Only the lines from the start of the data through the line with "10447, 10822, 10892, 10874, 10419, 10687, 10792, 10980, 11166]" belong in the copy. Restate them word for word, minus the pictures.

RECORDS SHOWN:
● ● ● ●
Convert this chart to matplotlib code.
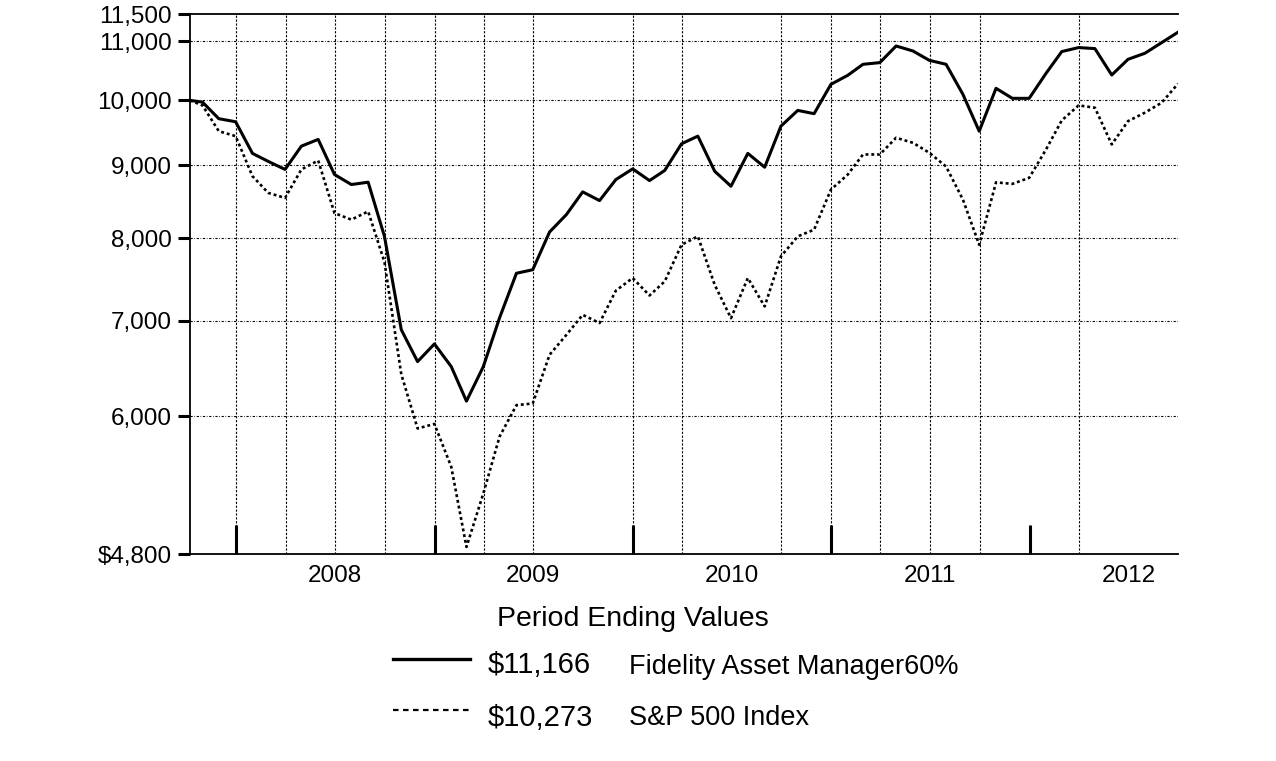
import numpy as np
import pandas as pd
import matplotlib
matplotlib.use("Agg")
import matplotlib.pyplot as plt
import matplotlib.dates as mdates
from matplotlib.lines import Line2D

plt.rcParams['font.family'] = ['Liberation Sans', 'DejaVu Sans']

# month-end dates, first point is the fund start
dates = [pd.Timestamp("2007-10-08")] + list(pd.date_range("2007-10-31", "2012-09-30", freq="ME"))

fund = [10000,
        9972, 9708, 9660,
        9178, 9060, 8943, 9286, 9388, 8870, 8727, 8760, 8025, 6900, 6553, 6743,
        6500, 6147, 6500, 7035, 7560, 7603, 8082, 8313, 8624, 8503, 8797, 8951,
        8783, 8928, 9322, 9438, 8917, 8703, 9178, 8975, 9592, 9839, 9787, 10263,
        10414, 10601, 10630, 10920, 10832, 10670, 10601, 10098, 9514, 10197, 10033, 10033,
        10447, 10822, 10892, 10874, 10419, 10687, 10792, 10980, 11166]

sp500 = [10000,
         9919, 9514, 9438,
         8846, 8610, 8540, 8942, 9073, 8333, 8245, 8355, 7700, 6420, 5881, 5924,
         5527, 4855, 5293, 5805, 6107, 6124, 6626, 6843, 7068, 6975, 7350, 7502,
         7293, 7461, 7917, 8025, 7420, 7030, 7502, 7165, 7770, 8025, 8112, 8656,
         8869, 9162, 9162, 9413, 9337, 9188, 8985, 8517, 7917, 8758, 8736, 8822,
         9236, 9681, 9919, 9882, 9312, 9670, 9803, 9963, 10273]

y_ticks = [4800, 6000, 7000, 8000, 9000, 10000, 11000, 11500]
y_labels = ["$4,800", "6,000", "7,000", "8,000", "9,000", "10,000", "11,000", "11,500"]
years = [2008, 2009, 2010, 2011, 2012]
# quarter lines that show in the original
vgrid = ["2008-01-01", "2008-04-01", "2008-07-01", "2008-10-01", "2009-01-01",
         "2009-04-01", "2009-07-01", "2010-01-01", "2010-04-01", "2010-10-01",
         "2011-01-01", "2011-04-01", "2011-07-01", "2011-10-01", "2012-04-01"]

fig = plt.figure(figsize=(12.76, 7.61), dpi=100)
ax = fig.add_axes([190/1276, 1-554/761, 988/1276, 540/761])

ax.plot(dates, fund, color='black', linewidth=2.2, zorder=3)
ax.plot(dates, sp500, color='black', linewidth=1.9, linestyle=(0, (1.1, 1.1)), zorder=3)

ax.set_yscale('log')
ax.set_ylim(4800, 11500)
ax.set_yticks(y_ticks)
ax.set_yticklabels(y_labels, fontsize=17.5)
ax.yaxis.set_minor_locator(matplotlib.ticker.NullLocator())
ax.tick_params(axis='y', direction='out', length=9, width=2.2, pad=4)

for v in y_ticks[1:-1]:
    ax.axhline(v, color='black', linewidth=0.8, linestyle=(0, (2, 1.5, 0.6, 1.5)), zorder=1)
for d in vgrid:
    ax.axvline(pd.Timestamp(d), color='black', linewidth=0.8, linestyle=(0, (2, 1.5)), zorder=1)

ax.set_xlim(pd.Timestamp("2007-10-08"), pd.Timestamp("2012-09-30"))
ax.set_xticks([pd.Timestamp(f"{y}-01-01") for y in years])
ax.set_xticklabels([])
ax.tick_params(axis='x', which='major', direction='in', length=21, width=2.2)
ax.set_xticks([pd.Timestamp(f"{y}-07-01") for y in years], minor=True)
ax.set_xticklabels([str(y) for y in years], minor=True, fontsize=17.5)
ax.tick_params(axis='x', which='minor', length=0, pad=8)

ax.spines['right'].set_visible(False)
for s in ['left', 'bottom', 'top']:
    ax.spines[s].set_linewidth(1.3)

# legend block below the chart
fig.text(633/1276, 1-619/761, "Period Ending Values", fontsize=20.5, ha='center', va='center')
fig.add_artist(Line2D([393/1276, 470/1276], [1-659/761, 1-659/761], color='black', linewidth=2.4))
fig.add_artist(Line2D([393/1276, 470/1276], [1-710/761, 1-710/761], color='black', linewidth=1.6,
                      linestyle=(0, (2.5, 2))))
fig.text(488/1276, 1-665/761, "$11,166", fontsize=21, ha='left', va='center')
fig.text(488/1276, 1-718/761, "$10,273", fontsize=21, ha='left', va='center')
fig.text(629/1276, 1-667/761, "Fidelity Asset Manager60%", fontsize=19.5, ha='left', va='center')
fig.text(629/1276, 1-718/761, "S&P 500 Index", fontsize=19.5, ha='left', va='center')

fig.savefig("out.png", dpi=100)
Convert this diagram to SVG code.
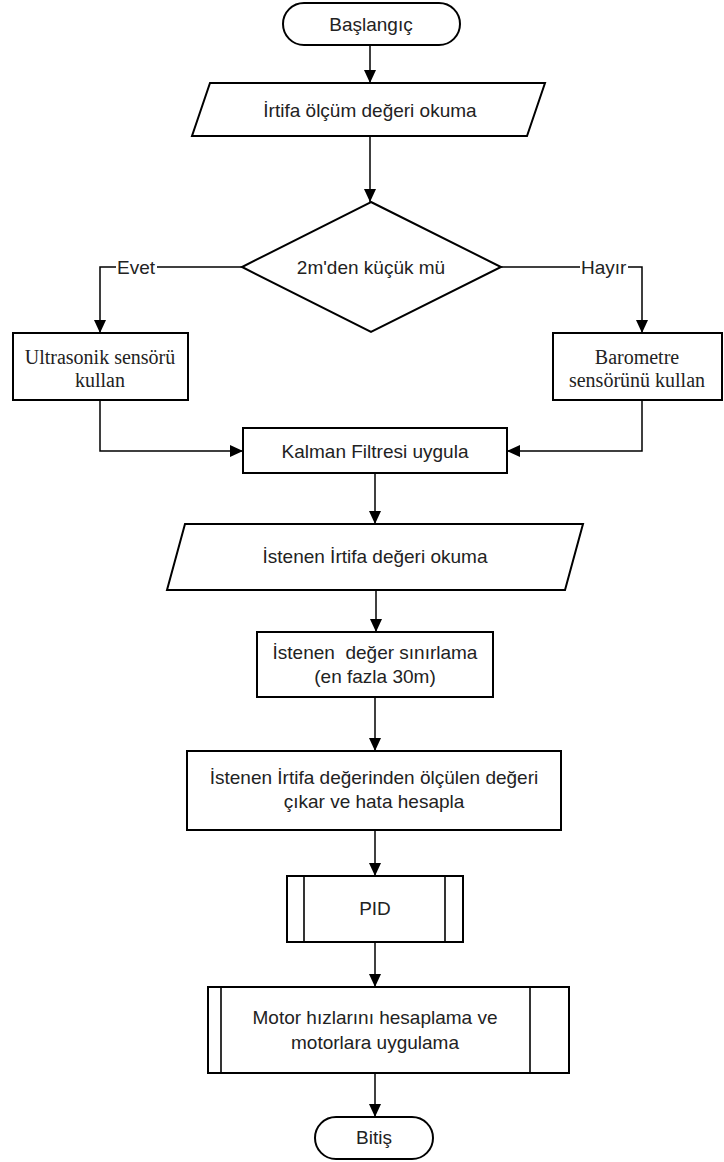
● ● ● ●
TASK RESULT:
Convert this chart to matplotlib code.
import numpy as np
import pandas as pd
import matplotlib
matplotlib.use("Agg")
import matplotlib.pyplot as plt
import matplotlib.dates as mdates
from matplotlib.lines import Line2D

plt.rcParams['font.family'] = ['Liberation Sans', 'DejaVu Sans']

# month-end dates, first point is the fund start
dates = [pd.Timestamp("2007-10-08")] + list(pd.date_range("2007-10-31", "2012-09-30", freq="ME"))

fund = [10000,
        9972, 9708, 9660,
        9178, 9060, 8943, 9286, 9388, 8870, 8727, 8760, 8025, 6900, 6553, 6743,
        6500, 6147, 6500, 7035, 7560, 7603, 8082, 8313, 8624, 8503, 8797, 8951,
        8783, 8928, 9322, 9438, 8917, 8703, 9178, 8975, 9592, 9839, 9787, 10263,
        10414, 10601, 10630, 10920, 10832, 10670, 10601, 10098, 9514, 10197, 10033, 10033,
        10447, 10822, 10892, 10874, 10419, 10687, 10792, 10980, 11166]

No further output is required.